The modernisation of the Anthropocene, however, has simultaneously estranged us from the world around us. Reflecting on an increasing ‘aloofness’ towards the natural world, the writer Robert Macfarlane charges that ‘on almost every front, we have begun a turning away from a felt relationship’ with our surroundings. This is especially true within the ultramodern city-state of Singapore, where developed infrastructure also insulates us from the woods and the wildness at our door. This intensifying detachment risks rendering the land only a shallow backdrop for Singaporean lives. The essay’s hybrid form also responds to this estrangement – charting the undocumented terrain of Singapore’s edgeland tradition, through personal experience and multimedia artwork, it forms a deep map of the edgelands. Deep maps interweave geography with memory, story, and emotion, contributing to a personally-involved mapping of place. This militates against the two erasures of the age of estrangement, and the over-simplified narratives of Singaporean relationships to landscape.
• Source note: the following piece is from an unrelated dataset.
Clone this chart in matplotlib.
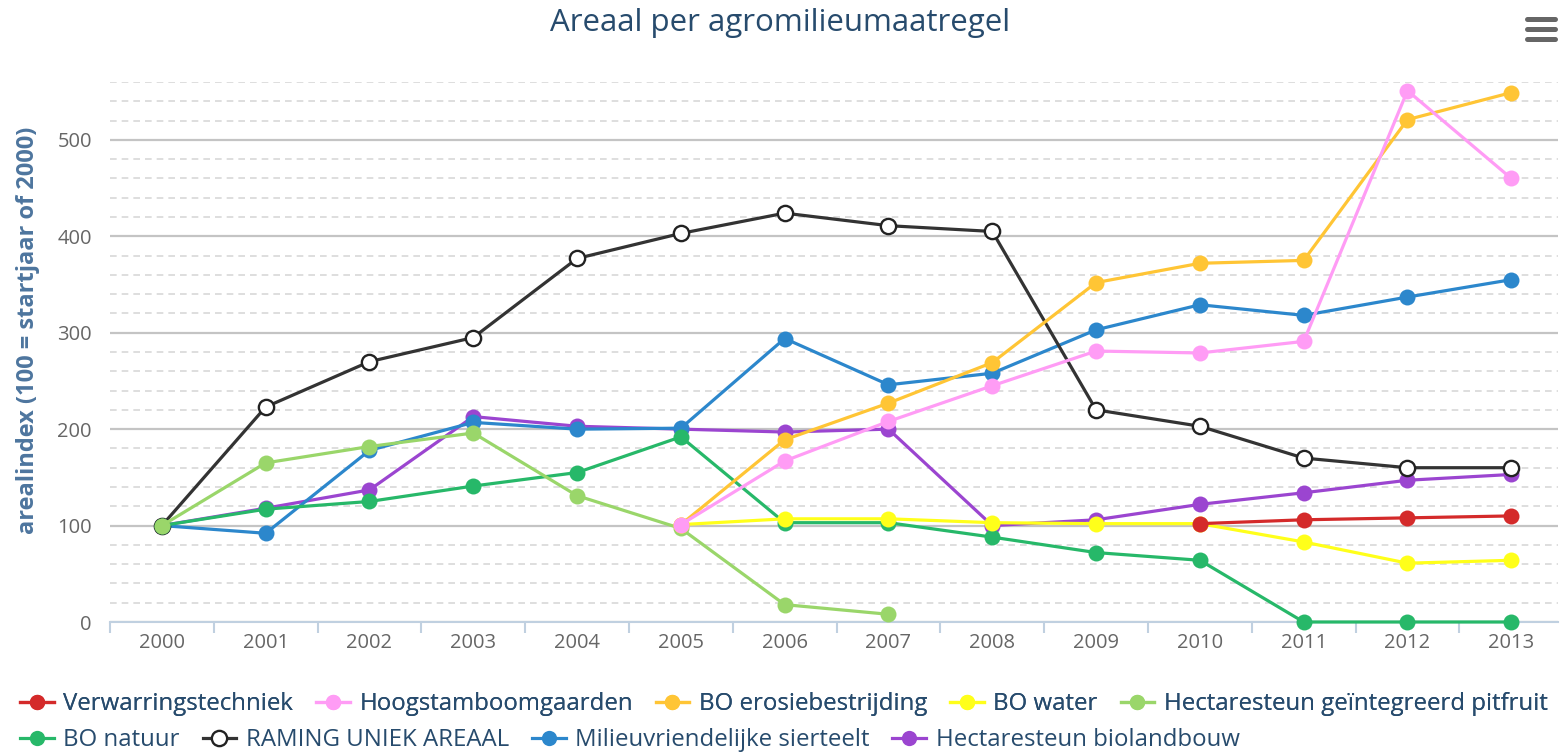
import numpy as np
import matplotlib
matplotlib.use("Agg")
import matplotlib.pyplot as plt
from matplotlib.lines import Line2D
from matplotlib.ticker import MultipleLocator, FixedLocator

plt.rcParams['font.family'] = ['Open Sans', 'DejaVu Sans']

nan = np.nan
years = ["2000", "2001", "2002", "2003", "2004", "2005", "2006",
         "2007", "2008", "2009", "2010", "2011", "2012", "2013"]

verwarringstechniek = [nan, nan, nan, nan, nan, nan, nan, nan, nan, nan, 102, 106, 108, 110]
hoogstamboomgaarden = [nan, nan, nan, nan, nan, 101, 167, 208, 245, 281, 279, 291, 551, 460]
bo_erosiebestrijding = [nan, nan, nan, nan, nan, 101, 189, 227, 269, 352, 372, 375, 521, 549]
bo_water = [nan, nan, nan, nan, nan, 101, 107, 107, 103, 102, 102, 83, 61, 64]
pitfruit = [100, 165, 182, 196, 131, 97, 18, 8, nan, nan, nan, nan, nan, nan]
bo_natuur = [100, 117, 125, 141, 155, 192, 103, 103, 88, 72, 64, 0, 0, 0]
raming = [100, 223, 270, 295, 377, 403, 424, 411, 405, 220, 203, 170, 160, 160]
sierteelt = [100, 92, 178, 207, 200, 201, 294, 246, 258, 303, 329, 318, 337, 355]
biolandbouw = [100, 118, 137, 213, 203, 200, 197, 200, 100, 106, 122, 134, 147, 153]

series_names = ["Verwarringstechniek", "Hoogstamboomgaarden", "BO erosiebestrijding",
                "BO water", "Hectaresteun geïntegreerd pitfruit", "BO natuur",
                "RAMING UNIEK AREAAL", "Milieuvriendelijke sierteelt",
                "Hectaresteun biolandbouw"]
series_values = [verwarringstechniek, hoogstamboomgaarden, bo_erosiebestrijding,
                 bo_water, pitfruit, bo_natuur, raming, sierteelt, biolandbouw]
colors = ["#d42a2a", "#ff9cf5", "#ffc535", "#ffff1a", "#9ad66a", "#27b869",
          "#333333", "#2c87cc", "#9b45d0"]

W, H = 1560, 753
fig = plt.figure(figsize=(W / 100, H / 100), dpi=100)
fig.patch.set_facecolor("white")

left, right = 110 / W, 1558 / W
bottom, top = 1 - 622 / H, 1 - 82 / H
ax = fig.add_axes([left, bottom, right - left, top - bottom])

x = np.arange(len(years))
handles = []
for i, (name, vals, col) in enumerate(zip(series_names, series_values, colors)):
    v = np.array(vals, dtype=float)
    if name == "RAMING UNIEK AREAAL":
        ln, = ax.plot(x, v, color=col, lw=2.3, marker="o", ms=11,
                      mfc="white", mec="#222222", mew=1.7, zorder=20 - i,
                      clip_on=False, label=name)
    else:
        ln, = ax.plot(x, v, color=col, lw=2.3, marker="o", ms=11.5,
                      mfc=col, mec=col, mew=0, zorder=20 - i,
                      clip_on=False, label=name)
    handles.append(ln)

ax.set_xlim(-0.48, 13.45)
ax.set_ylim(0, 560)

# grid
ax.yaxis.set_major_locator(FixedLocator([0, 100, 200, 300, 400, 500]))
ax.yaxis.set_minor_locator(MultipleLocator(20))
ax.grid(axis="y", which="major", color="#c4c4c4", lw=1.6, ls="-", zorder=0)
ax.grid(axis="y", which="minor", color="#d8d8d8", lw=1.2, ls=(0, (4, 3)), zorder=0)
ax.set_axisbelow(True)

for s in ["top", "right", "left"]:
    ax.spines[s].set_visible(False)
ax.spines["bottom"].set_color("#c0d0e0")
ax.spines["bottom"].set_linewidth(1.5)

ax.set_xticks(x)
ax.set_xticklabels(years, fontsize=14.5, color="#666666")
ax.set_xticks(np.arange(-0.5, 13.5, 1.0), minor=True)
ax.tick_params(axis="x", which="major", length=0, pad=8)
ax.tick_params(axis="x", which="minor", length=8, color="#c0d0e0", width=1.5)
ax.tick_params(axis="y", which="both", length=0)
ax.tick_params(axis="y", which="major", labelsize=14.5, labelcolor="#666666", pad=13)

fig.text(28 / W, 1 - 330 / H, "arealindex (100 = startjaar of 2000)", rotation=90,
         ha="center", va="center", fontsize=17, fontweight="bold", color="#4d759e")

fig.text(0.5, 1 - 23 / H, "Areaal per agromilieumaatregel", ha="center", va="center",
         fontsize=22.5, color="#274b6d")

# hamburger menu icon
for yy in (19, 29, 39):
    fig.add_artist(Line2D([1527 / W, 1555 / W], [1 - yy / H, 1 - yy / H],
                          color="#666666", lw=3.6, solid_capstyle="round"))

leg_kw = dict(frameon=False, fontsize=17.3, labelcolor="#274b6d", handlelength=1.4,
              handletextpad=0.4, columnspacing=0.95, borderaxespad=0, borderpad=0)
leg1 = fig.legend(handles=handles[:5], loc="center left", ncol=5,
                  bbox_to_anchor=(20 / W, 1 - 704 / H), **leg_kw)
fig.add_artist(leg1)
leg2 = fig.legend(handles=handles[5:], loc="center left", ncol=4,
                  bbox_to_anchor=(20 / W, 1 - 740 / H), **leg_kw)
for lg in (leg1, leg2):
    for h in lg.legend_handles:
        h.set_markersize(11)
        h.set_linewidth(2.3)

fig.savefig("out.png", dpi=100, facecolor="white")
My essay’s trajectory traces the path that Singaporean edgelanders have made through their explorations. The edgelands of this country remain subject to the alteration of the land, and their changing registers as desolation for those who have relationships to it. This devastation heightens the edgelands’ potential to act as spaces of challenge, for artworks recording such losses dismantles triumphal, greenwashed narratives of state and city planning. But the edgelands also re-mantle ways to understand Singapore’s space. Its interfacial confluence of life teaches those living within it to see and celebrate its richness, elevated into a sacralisation which brings us into deeper communion with the more-than-human presences we share these spaces with. Together, the edgelands generate languages of grief and hope by which this Anthropocenic terrain can be read. Learning these languages allows us to run the spectrum from mourning, to cherishing, to protecting them – living in an age of entanglement, rather than estrangement.